I would love to hear more about your climb! Must have been one hell of an adventure climbing back in the 50's. I would guess the adventure and mystery is much different than today. I did the route about 10 years ago and had a blast.

Posted
The comments on the "Ace Hardware Specials" by The Anti-Twight and "old shell drive bolt holes" by corvallisclimb were put in by us on our first ascent. We were broke as hell and college students who pretty much made our own hardware in my dad's auto repair shop. We made biners and pitons from Model-A brake rods and bent the lag bolts for clipping bought from a hardware storein Oregon City with a welding torch. The expansion bolts came from the same store, and were the kind used in those days to hang signs from concrete store fronts. We drilled the holes with 5/8 inch star drills and piton hammer made from a ballpeen hammer. Our rope was 400-foot lengths of cotton, as we were too poor to buy hemp and nylon was unheard of in 1950. We pulled most of the bolts so future climbers would not bitch about them, but I guess we left some near the top in haste.
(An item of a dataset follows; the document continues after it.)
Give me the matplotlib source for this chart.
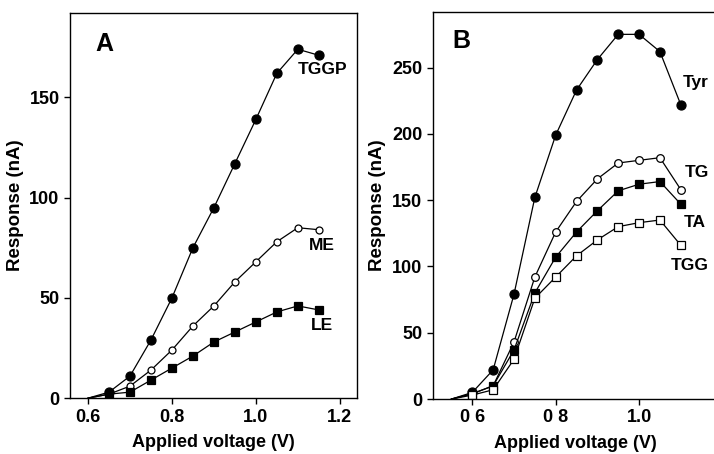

So if you don't like what you find there now, put in your own.

 

Don Baars

 

 

Don Baars

 

Now thats adventure climbing ! Any pics you can scan Don?

Posted (edited)

Don has written up his FA adventure in the annual Mazama bulletin. Don't recall the year (1950's), but it's a great read (with great photos) if you can get your hands on a copy. It's a great climb on an amazing tower & if this thing were in the UT desert, it would be a crowded classic.